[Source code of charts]

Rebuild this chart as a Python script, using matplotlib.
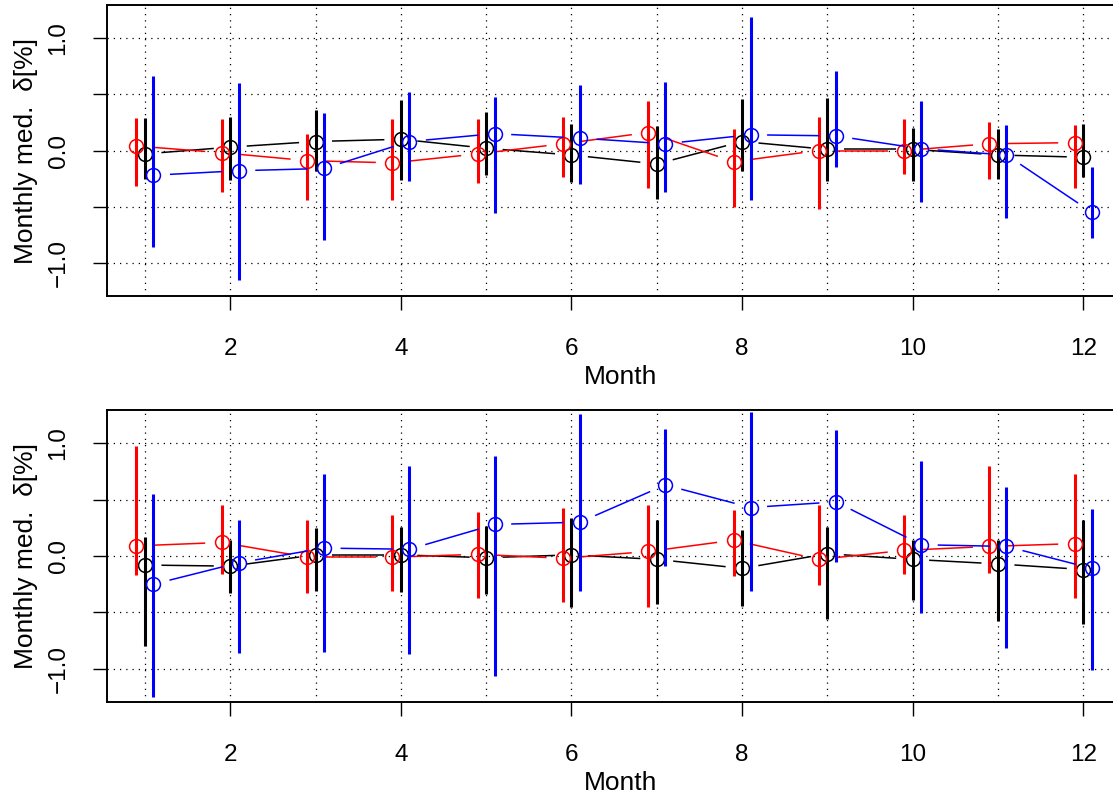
import numpy as np
import matplotlib
matplotlib.use("Agg")
import matplotlib.pyplot as plt

plt.rcParams["font.family"] = ["Liberation Sans", "DejaVu Sans"]

MONTHS = np.arange(1, 13)
OFFSETS = {"red": -0.1, "black": 0.0, "blue": 0.1}

# upper panel: median and lower/upper bounds per month
TOP_MED = {
    "red":   [0.04, -0.02, -0.09, -0.11, -0.03, 0.06, 0.16, -0.10, 0.00, 0.00, 0.06, 0.07],
    "black": [-0.03, 0.03, 0.08, 0.10, 0.02, -0.04, -0.12, 0.08, 0.01, 0.01, -0.04, -0.06],
    "blue":  [-0.22, -0.18, -0.16, 0.08, 0.15, 0.11, 0.06, 0.14, 0.13, 0.015, -0.04, -0.55],
}
TOP_LO = {
    "red":   [-0.32, -0.37, -0.44, -0.44, -0.29, -0.24, -0.33, -0.50, -0.52, -0.21, -0.25, -0.33],
    "black": [-0.25, -0.26, -0.18, -0.26, -0.22, -0.28, -0.43, -0.18, -0.27, -0.27, -0.25, -0.24],
    "blue":  [-0.86, -1.15, -0.80, -0.27, -0.56, -0.30, -0.37, -0.44, -0.15, -0.46, -0.60, -0.78],
}
TOP_HI = {
    "red":   [0.29, 0.28, 0.15, 0.28, 0.28, 0.30, 0.44, 0.19, 0.30, 0.28, 0.25, 0.23],
    "black": [0.29, 0.30, 0.36, 0.45, 0.34, 0.24, 0.22, 0.46, 0.47, 0.20, 0.19, 0.24],
    "blue":  [0.66, 0.60, 0.33, 0.52, 0.48, 0.58, 0.61, 1.19, 0.71, 0.44, 0.23, -0.15],
}

# lower panel
BOT_MED = {
    "red":   [0.09, 0.12, -0.01, -0.01, 0.015, -0.02, 0.04, 0.14, -0.03, 0.05, 0.085, 0.11],
    "black": [-0.08, -0.09, 0.01, 0.01, -0.015, 0.01, -0.03, -0.11, 0.02, -0.03, -0.07, -0.12],
    "blue":  [-0.25, -0.06, 0.07, 0.06, 0.28, 0.30, 0.63, 0.43, 0.48, 0.10, 0.085, -0.11],
}
BOT_LO = {
    "red":   [-0.17, -0.16, -0.33, -0.31, -0.37, -0.41, -0.45, -0.18, -0.26, -0.16, -0.15, -0.37],
    "black": [-0.80, -0.33, -0.31, -0.32, -0.34, -0.45, -0.43, -0.44, -0.56, -0.39, -0.58, -0.60],
    "blue":  [-1.25, -0.86, -0.85, -0.87, -1.06, -0.31, -0.09, -0.31, -0.05, -0.51, -0.82, -1.01],
}
BOT_HI = {
    "red":   [0.98, 0.45, 0.32, 0.36, 0.39, 0.43, 0.45, 0.41, 0.45, 0.36, 0.80, 0.73],
    "black": [0.17, 0.14, 0.25, 0.26, 0.27, 0.34, 0.32, 0.23, 0.26, 0.14, 0.14, 0.32],
    "blue":  [0.55, 0.32, 0.73, 0.80, 0.89, 1.26, 1.13, 1.28, 1.12, 0.84, 0.61, 0.42],
}

XTICKS = [2, 4, 6, 8, 10, 12]
YTICKS = [-1.0, -0.5, 0.0, 0.5, 1.0]
YTICKLABELS = ["\u22121.0", "", "0.0", "", "1.0"]
YLABEL = "Monthly med.  \u03b4[%]"
XLABEL = "Month"

COLORS = {"red": "#FF0000", "black": "#000000", "blue": "#0000FF"}
W, H = 1113, 798


def gapped_line(ax, xs, ys, color, gap_px=16.5):
    """R type='b' look: connect the points but leave a gap around each one."""
    pts = ax.transData.transform(np.column_stack([xs, ys]))
    inv = ax.transData.inverted()
    for p0, p1 in zip(pts[:-1], pts[1:]):
        d = p1 - p0
        n = np.hypot(*d)
        if n <= 2 * gap_px:
            continue
        u = d / n
        a, b = inv.transform([p0 + u * gap_px, p1 - u * gap_px])
        ax.plot([a[0], b[0]], [a[1], b[1]], color=color, lw=1.1,
                solid_capstyle="butt")


def panel(ax, med, lo, hi):
    ax.set_xlim(0.555, 12.6)
    ax.set_ylim(-1.295, 1.295)
    for x in MONTHS:
        ax.axvline(x, color="black", lw=0.9, ls=(0, (1, 4)), zorder=0)
    for y in YTICKS:
        ax.axhline(y, color="black", lw=0.9, ls=(0, (1, 4)), zorder=0)
    for key in ("black", "red", "blue"):
        xs = MONTHS + OFFSETS[key]
        col = COLORS[key]
        gapped_line(ax, xs, med[key], col)
        ax.vlines(xs, lo[key], hi[key], color=col, lw=2.2)
        ax.plot(xs, med[key], "o", mfc="none", mec=col, ms=10, mew=1.1)
    ax.set_xticks(XTICKS)
    ax.set_xticklabels([str(t) for t in XTICKS])
    ax.set_yticks(YTICKS)
    ax.set_yticklabels(YTICKLABELS, rotation=90, va="center")
    ax.tick_params(direction="out", length=10, width=1.0, labelsize=17.5)
    ax.tick_params(axis="x", pad=20)
    ax.tick_params(axis="y", pad=17)
    for s in ax.spines.values():
        s.set_linewidth(1.4)
    ax.set_xlabel(XLABEL, fontsize=19, labelpad=4)
    ax.set_ylabel(YLABEL, fontsize=19, labelpad=7)


fig = plt.figure(figsize=(W / 100, H / 100), dpi=100)
ax_w = (12.6 - 0.555) * 85.3 / W
ax1 = fig.add_axes([107 / W, (H - 296) / H, ax_w, 291 / H])
ax2 = fig.add_axes([107 / W, (H - 702) / H, ax_w, 292 / H])
panel(ax1, TOP_MED, TOP_LO, TOP_HI)
panel(ax2, BOT_MED, BOT_LO, BOT_HI)

fig.savefig("out.png", dpi=100)
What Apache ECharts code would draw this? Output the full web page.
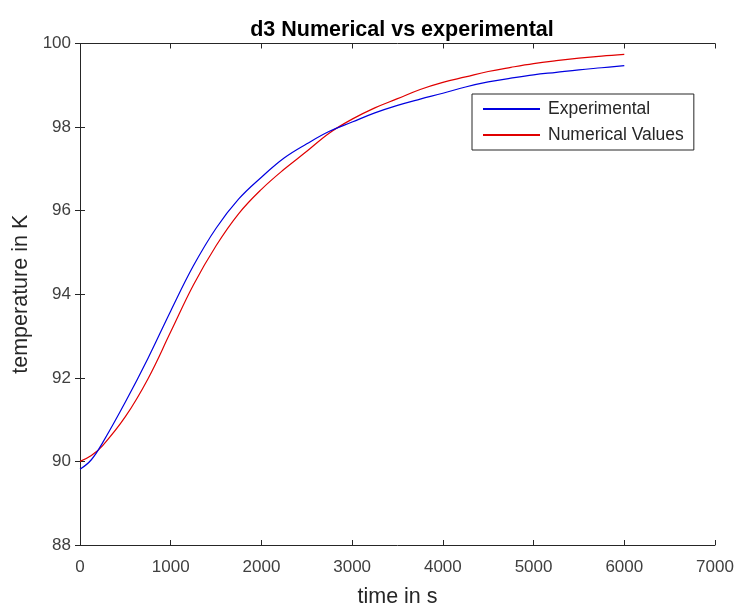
<!DOCTYPE html>
<html>
<head>
<meta charset="utf-8">
<script src="https://cdn.jsdelivr.net/npm/echarts@6/dist/echarts.min.js"></script>
<style>
  html, body { margin: 0; padding: 0; background: #fff; }
  #chart { width: 739px; height: 608px; }
</style>
</head>
<body>
<div id="chart"></div>
<script>
// Time samples (s)
const timeSeconds = [0, 125, 250, 500, 750, 1000, 1250, 1500, 1750, 2000, 2250, 2500, 2750, 3000,
  3250, 3500, 3750, 4000, 4250, 4500, 4750, 5000, 5250, 5500, 5750, 6000];

// Measured temperature (K)
const experimental = [89.81, 90.04, 90.45, 91.42, 92.47, 93.60, 94.68, 95.58, 96.28, 96.80, 97.26, 97.60, 97.90, 98.12,
  98.34, 98.52, 98.67, 98.81, 98.96, 99.08, 99.17, 99.25, 99.31, 99.37, 99.42, 99.47];

// Simulated temperature (K)
const numerical = [90.00, 90.14, 90.38, 91.07, 91.98, 93.10, 94.22, 95.16, 95.93, 96.51, 96.99, 97.42, 97.86, 98.19,
  98.46, 98.68, 98.90, 99.07, 99.20, 99.33, 99.43, 99.52, 99.59, 99.65, 99.70, 99.74];

const seriesNames = ['Experimental', 'Numerical Values'];

const pairs = (xs, ys) => xs.map((x, i) => [x, ys[i]]);

const axisColor = '#262626';
const font = '"Liberation Sans", Arial, Helvetica, sans-serif';

const chart = echarts.init(document.getElementById('chart'), null, { renderer: 'canvas' });

const boxAxis = {
  axisLine: { show: true, lineStyle: { color: axisColor, width: 1 } },
  axisTick: { show: true, inside: true, length: 5, lineStyle: { color: axisColor, width: 1 } },
  splitLine: { show: false }
};

const plain = v => String(v);

chart.setOption({
  animation: false,
  backgroundColor: '#ffffff',
  title: {
    text: 'd3 Numerical vs experimental',
    left: 397, top: 14, textAlign: 'center',
    textStyle: { fontFamily: font, fontSize: 21.5, fontWeight: 'bold', color: '#000' }
  },
  grid: { left: 80, top: 43.5, right: 24, bottom: 63, containLabel: false, outerBoundsMode: 'none' },
  legend: {
    data: seriesNames,
    orient: 'vertical',
    left: 472, top: 94,
    padding: [5, 10, 5, 11],
    itemGap: 6,
    itemWidth: 57,
    itemHeight: 2,
    icon: 'rect',
    backgroundColor: '#fff',
    borderColor: axisColor,
    borderWidth: 1,
    borderRadius: 0,
    textStyle: { fontFamily: font, fontSize: 17.5, color: '#262626', lineHeight: 20, padding: [0, 0, 0, 3] }
  },
  xAxis: [
    Object.assign({
      type: 'value', min: 0, max: 7000, interval: 1000, position: 'bottom',
      name: 'time in s', nameLocation: 'middle', nameGap: 41,
      nameTextStyle: { fontFamily: font, fontSize: 21.5, color: '#262626' },
      axisLabel: { fontFamily: font, fontSize: 17, color: '#404040', margin: 14, formatter: plain }
    }, boxAxis),
    Object.assign({
      type: 'value', min: 0, max: 7000, interval: 1000, position: 'top',
      axisLabel: { show: false }
    }, boxAxis)
  ],
  yAxis: [
    Object.assign({
      type: 'value', min: 88, max: 100, interval: 2, position: 'left',
      name: 'temperature in K', nameLocation: 'middle', nameGap: 43,
      nameTextStyle: { fontFamily: font, fontSize: 21.5, color: '#262626' },
      axisLabel: { fontFamily: font, fontSize: 17, color: '#404040', margin: 9, formatter: plain }
    }, boxAxis),
    Object.assign({
      type: 'value', min: 88, max: 100, interval: 2, position: 'right',
      axisLabel: { show: false }
    }, boxAxis)
  ],
  series: [
    {
      name: seriesNames[0], type: 'line', smooth: 0.4, symbol: 'none',
      data: pairs(timeSeconds, experimental),
      lineStyle: { color: '#0000e0', width: 1.2 }, itemStyle: { color: '#0000e0' }, z: 3
    },
    {
      name: seriesNames[1], type: 'line', smooth: 0.4, symbol: 'none',
      data: pairs(timeSeconds, numerical),
      lineStyle: { color: '#e00000', width: 1.2 }, itemStyle: { color: '#e00000' }, z: 2
    }
  ]
});
</script>
</body>
</html>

* WORK TO BE COMPLETED:
From the entries above, extract every line where the word "script" appears.

* RESULT OF THIS EXERCISE:
Rebuild this chart as a Python script, using matplotlib.
<script src="https://cdn.jsdelivr.net/npm/echarts@6/dist/echarts.min.js"></script>
<script>
</script>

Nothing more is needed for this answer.